HARGEISA, Somalia -- Islamic extremist rebels fought their way into a hotel in the Somali capital after a suicide car bomb exploded at its gates, officials said Wednesday.
Dozens of people, including lawmakers, were thought to have been staying at Mogadishu’s Dayah hotel at the time of the morning attack, said Capt. Mohamed Hussein.
Heavy gunfire could still be heard inside the hotel, Hussein said.
Somali Security Minister Abdirizak Umar told reporters at the scene of the attack that the “preliminary casualty figure” was 15 people dead, including four members of the country’s security forces and 11 civilians, and more than 50 others wounded.
According to the Reuters news agency, Umar said the attack included two bomb blasts, not just the initial one at the gate.
Somalia’s homegrown Islamic extremist group al-Shabab claimed responsibility for the attack via its online radio, Andalus, saying its fighters succeeded in entering the hotel and an “operation is ongoing now.”
Al-Shabab frequently targets hotels and other public places often visited by government officials and foreigners. Al Qaeda’s East African affiliate is fighting to impose a strict version of Islam in the Horn of Africa nation.
In June, gunmen stormed the Nasa-Hablod hotel, killing at least 14 people.

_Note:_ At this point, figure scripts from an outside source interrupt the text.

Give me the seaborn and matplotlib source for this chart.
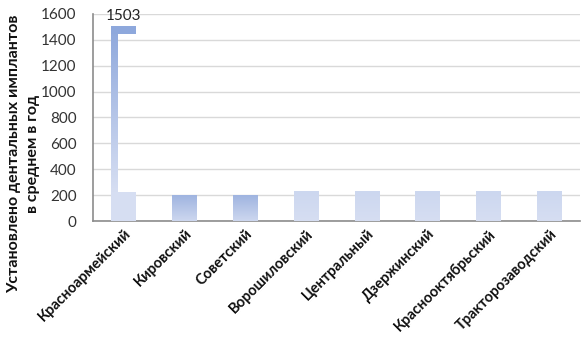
import numpy as np
import pandas as pd
import seaborn as sns
from matplotlib import pyplot as plt
from matplotlib.colors import LinearSegmentedColormap
from matplotlib.patches import Rectangle

# data
districts = ['Красноармейский', 'Кировский', 'Советский', 'Ворошиловский',
             'Центральный', 'Дзержинский', 'Краснооктябрьский', 'Тракторозаводский']
implants = [1503, 195, 195, 230, 230, 230, 230, 230]
# lower light part of the first (broken) bar
base_fill = [228, 0, 0, 0, 0, 0, 0, 0]
top_colors = ['#8ea8dc', '#9fb4e0', '#9fb4e0', '#ccd7ef', '#ccd7ef', '#ccd7ef', '#ccd7ef', '#ccd7ef']
bottom_colors = ['#d6def2', '#cdd7ef', '#cdd7ef', '#d6def2', '#d6def2', '#d6def2', '#d6def2', '#d6def2']
yticks = [0, 200, 400, 600, 800, 1000, 1200, 1400, 1600]

df = pd.DataFrame({'district': districts, 'n': implants})

sns.set_style('white')
plt.rcParams['font.family'] = ['Lato', 'DejaVu Sans']

fig = plt.figure(figsize=(5.86, 3.47), dpi=100)
ax = fig.add_axes([0.159, 0.363, 0.831, 0.597])
sns.barplot(data=df, x='district', y='n', color='#ccd7ef', width=0.41, ax=ax, zorder=3)
ax.set_ylim(0, 1600)
ax.set_xlim(-0.5, len(districts) - 0.5)


def grad_fill(ax, x0, x1, y0, y1, c_top, c_bot):
    cmap = LinearSegmentedColormap.from_list('g', [c_bot, c_top])
    img = np.linspace(0, 1, 64).reshape(-1, 1)
    ax.imshow(img, cmap=cmap, aspect='auto', origin='lower',
              extent=[x0, x1, y0, y1], zorder=3, interpolation='bicubic')


bars = list(ax.patches)
for i, p in enumerate(bars):
    x0, w, h = p.get_x(), p.get_width(), p.get_height()
    p.set_visible(False)
    if base_fill[i] > 0:
        # the first bar comes out as a frame: light base, thin left strip and a cap
        ax.add_patch(Rectangle((x0, 0), w, base_fill[i], color=bottom_colors[i], lw=0, zorder=3))
        grad_fill(ax, x0, x0 + w * 0.25, base_fill[i], h, top_colors[i], bottom_colors[i])
        ax.add_patch(Rectangle((x0, h - 55), w, 55, color=top_colors[i], lw=0, zorder=4))
        ax.text(x0 + w / 2, h + 25, str(implants[i]), ha='center', va='bottom',
                fontsize=11, color='#222222', clip_on=False)
    else:
        grad_fill(ax, x0, x0 + w, 0, h, top_colors[i], bottom_colors[i])

ax.set_ylim(0, 1600)
ax.set_xlim(-0.5, len(districts) - 0.5)
ax.set_yticks(yticks)
ax.set_yticklabels([str(v) for v in yticks], fontsize=11, color='#333333')
ax.yaxis.grid(True, color='#d9d9d9', lw=1, zorder=0)
ax.set_axisbelow(True)
ax.tick_params(axis='y', length=0, pad=12)
ax.tick_params(axis='x', length=0, pad=4)
ax.set_xticks(range(len(districts)))
ax.set_xticklabels(districts, rotation=45, ha='right', rotation_mode='anchor',
                   fontsize=10.5, fontweight='bold', color='#111111')
ax.set_xlabel('')
ax.set_ylabel('')
fig.text(0.04, 0.556, 'Установлено дентальных имплантов\nв среднем в год', rotation=90,
         ha='center', va='center', multialignment='center', fontsize=11.5,
         fontweight='bold', color='#111111', linespacing=1.45)
sns.despine(ax=ax, top=True, right=True)
for s in ['left', 'bottom']:
    ax.spines[s].set_color('#8c8c8c')
    ax.spines[s].set_linewidth(1.2)

plt.savefig('out.png', dpi=100)
plt.close()
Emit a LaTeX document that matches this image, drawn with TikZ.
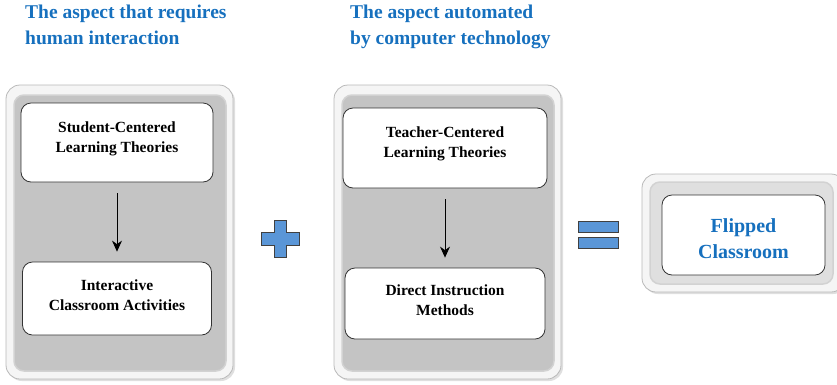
\documentclass[tikz,border=0pt]{standalone}
\usepackage{fontspec}
\setmainfont{Liberation Serif}
\usetikzlibrary{arrows.meta,shadows}
\definecolor{headblue}{RGB}{22,112,190}
\definecolor{signblue}{RGB}{90,150,215}
\definecolor{panelgray}{RGB}{196,196,196}
\begin{document}
\begin{tikzpicture}[x=1pt,y=-1pt,
  heading/.style={anchor=base west,text=headblue,font=\bfseries\fontsize{19.5}{22}\selectfont,align=left,inner sep=0pt},
  frame/.style={rounded corners=14,draw=gray!55,line width=0.8pt,fill=gray!8,
    drop shadow={shadow xshift=2pt,shadow yshift=-2pt,opacity=0.25}},
  well/.style={rounded corners=10,fill=panelgray,draw=gray!35,line width=1.5pt},
  itembox/.style={rounded corners=10,draw=black!80,line width=0.8pt,fill=white,inner sep=0pt},
  itemtext/.style={align=center,font=\bfseries\fontsize{15.5}{20.5}\selectfont},
  flow/.style={-{Stealth[length=11pt,width=10pt]},line width=0.8pt,black,
    shorten <=11pt,shorten >=10pt},
  sign/.style={fill=signblue,draw=black!75,line width=0.8pt}
]
\useasboundingbox (0,0) rectangle (837,384);

% headings
\node[heading] (h1) at (25,18) {The aspect that requires};
\node[heading] (h1b) at (25,44) {human interaction};
\node[heading] (h2) at (350,18) {The aspect automated};
\node[heading] (h2b) at (350,44) {by computer technology};

% left panel
\draw[frame] (6,85) rectangle (233,379);
\draw[well] (14,95) rectangle (226,371);
\node[itembox,minimum width=192pt,minimum height=79pt] (s1) at (117,142.5) {};
\node[itemtext] (s1t) at (117,139) {Student-Centered\\Learning Theories};
\node[itembox,minimum width=189pt,minimum height=73pt] (s2) at (117,298.5) {};
\node[itemtext] (s2t) at (117,295) {Interactive\\Classroom Activities};
\draw[flow] (s1.south) -- (s2.north);

% plus sign
\draw[sign] (274,220) -- (286,220) -- (286,232) -- (299,232) -- (299,245)
  -- (286,245) -- (286,257) -- (274,257) -- (274,245) -- (261,245)
  -- (261,232) -- (274,232) -- cycle;

% middle panel
\draw[frame] (334,85) rectangle (561,379);
\draw[well] (342,95) rectangle (554,371);
\node[itembox,minimum width=204pt,minimum height=80pt] (t1) at (445,148) {};
\node[itemtext] (t1t) at (445,144) {Teacher-Centered\\Learning Theories};
\node[itembox,minimum width=200pt,minimum height=71pt] (t2) at (445,303.5) {};
\node[itemtext] (t2t) at (445,300) {Direct Instruction\\Methods};
\draw[flow] (t1.south) -- (t2.north);

% equals sign
\draw[sign] (578,221) rectangle (618,232);
\draw[sign] (578,237) rectangle (618,248);

% result panel
\draw[frame] (642,174) rectangle (845,292);
\draw[well,fill=gray!25] (650,182) rectangle (833,284);
\node[itembox,minimum width=163pt,minimum height=80pt] (fc) at (743.5,235) {};
\node[align=center,text=headblue,font=\bfseries\fontsize{20}{26}\selectfont] (fct) at (743.5,239)
  {Flipped\\Classroom};
\end{tikzpicture}
\end{document}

Two weeks before that, gunmen killed 15, including two members of parliament, at the Ambassador hotel.
Despite being ousted from most of its key strongholds, al-Shabab continues to carry out deadly guerrilla attacks across large parts of south and central Somalia.
In March, 2016, the Pentagon said a U.S. airstrike hit an al-Shabab training camp in Somalia as militants prepared to launch a large-scale attack.
CBS News correspondent David Martin said, according to Pentagon officials, the fighters were in the final stages of planning an attack against the African Union Mission in Somalia, which includes U.S. personnel.
Earlier this month, a bomb explosion at a restaurant in Mogadishu killed three, and a suicide bomber detonated an explosives-laden vehicle at a security checkpoint near Mogadishu’s international airport, killing at least three. That blast occurred a few hundred yards from the main base of the African Union peacekeeping mission.
Al-Shabab’s assaults have threatened this nation’s attempts to rebuild from decades of chaos. The presidential election, a key step toward recovery, already has been delayed several times because of security and other concerns.